ENCINITAS — A lawsuit between Encinitas and a developer that was previously settled has reignited, as the developer has claimed the city violated the settlement terms when voters failed to pass Measure T.
David C. Meyer of DCM properties issued the notice of breach on Dec. 14, a day after the city certified the results of the November election, in which voters defeated the city’s proposed housing element update by a 56-44 margin.
Meyer’s notice states that the city’s failure to adopt the housing element update violated a section of the settlement — which stems from Meyer’s legal challenge of a different settlement between the city and Building Industry Association — that required the city to adopt a housing element no later than the date the city declared the election results official.
The notice gives the city 15 days to resolve the alleged breach or Meyer will seek relief in court, including filing a notice to enforce the judgment, which would impose Measure T on the city.
City officials declined to comment on the lawsuit threat, citing confidentiality laws.
This is likely just the beginning of what might be a protracted legal battle over the city’s failed housing element attempt, as several other entities have threatened to sue the city for its failure to pass a housing element, and opponents of the housing element have threatened to file their own lawsuits if the city forced the passage of Measure T after voters rejected it.

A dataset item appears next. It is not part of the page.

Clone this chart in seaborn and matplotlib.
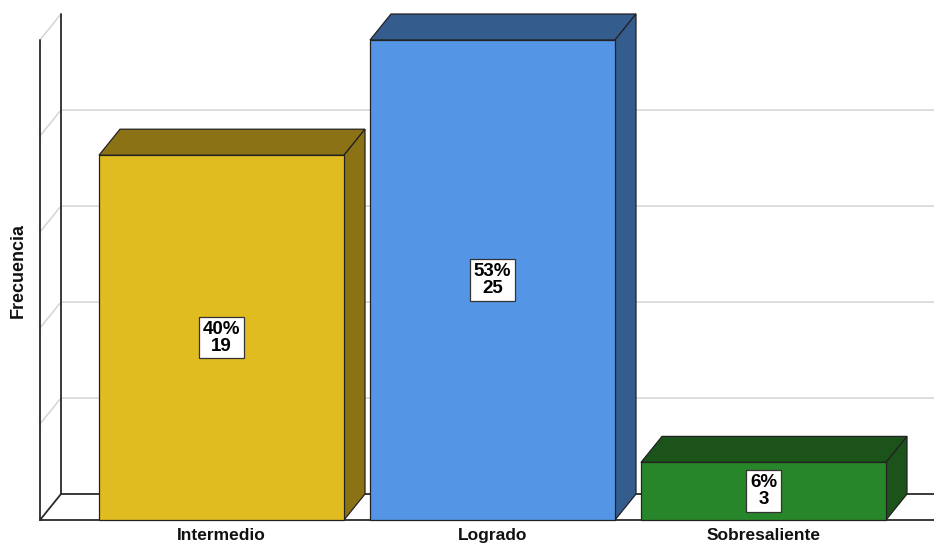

State law requires cities to adopt housing elements, which map out where and how cities will accommodate housing for low-income residents by zoning for higher-density housing products. Encinitas hasn’t passed a housing element update since the early 1990s.
The city’s current legal problems involving Measure T stem from a series of lawsuits dealing with the council’s decisions involving so-called density bonus developments. State law allows for developers to build extra, or “bonus” homes on land if one or more of the homes are earmarked for low-income residents.
The city and BIA reached a settlement in 2015 stemming from a lawsuit that challenged the city’s actions in July 2014, when the council approved several policies aimed at closing several loopholes that have been popular among density bonus project developers.
One thing the council did not give up as part of the settlement was the requirement that a project’s base density — which is used to calculate the density bonus — should be rounded down in the number of base housing units.
Meyer challenged that settlement, arguing that it was illegal because the state law required cities to round up to determine base density. But he also sued the city for its lack of an updated housing element, which they city hasn’t completed in over 20 years.
Ultimately, the city settled Meyer’s lawsuit when it reversed course on rounding down, and also agreed to place Measure T on the Nov. 8 ballot.
Opponents of the city’s housing element have implored the city to accept the results of the electorate and design a housing plan that is less dense and requires shorter buildings. The City Council last week voted to host a public workshop in January on the topic.
The opponents have also argued that the settlement agreement is unenforceable for a couple of reasons. First, it would violate the 2013 voter-approved Prop. A, which requires that voters decide complex land-use decisions such as the housing element. Secondly, opponents said, the settlement cedes the city’s land-use authority to a private entity — DCM Properties — which is illegal.
Bruce Ehlers, chairman of the “No on T” committee, is also a member of the Encinitas Residents Alliance, which also is suing the city over the BIA settlement, which allowed for six projects already in the planning pipeline to be completed under the pre-2014 standards.
In that lawsuit, the Alliance argues that the city illegally turned over its discretionary authority to the BIA by agreeing to a settlement that predetermined the outcome of the six projects.
Similarly, Ehlers said, the city’s settlement with Meyers predetermined that the housing element would be on the 2016 ballot and that it had to pass in order to avoid further litigation. Ehlers said that this type of agreement is illegal.
“By defining the outcome, by declaring that it had to be on the ballot, the discretionary decision of the council was predetermined by what they said in the settlement,” Ehlers said, paraphrasing what he was told by the Alliance’s legal counsel. “By agreeing to the settlement, the city was also saying that the outcome of the election was also predetermined, and our lawyers don’t see how this stands up in court.”
But housing advocates have argued that it is the city’s enforcement of Prop. A that is illegal, because it puts housing element decisions in the hands of an electorate that is predisposed to reject them. In short, they argue, residents are using Prop. A to illegally preempt state housing law.
Environmental attorney Marco Gonzalez, who also threatened to sue the city if they certified the results, made this argument to the City Council the day after the election. Gonzalez told The Coast News that he believed that a court would ultimately determine the outcome of the housing element and by extension Prop. A.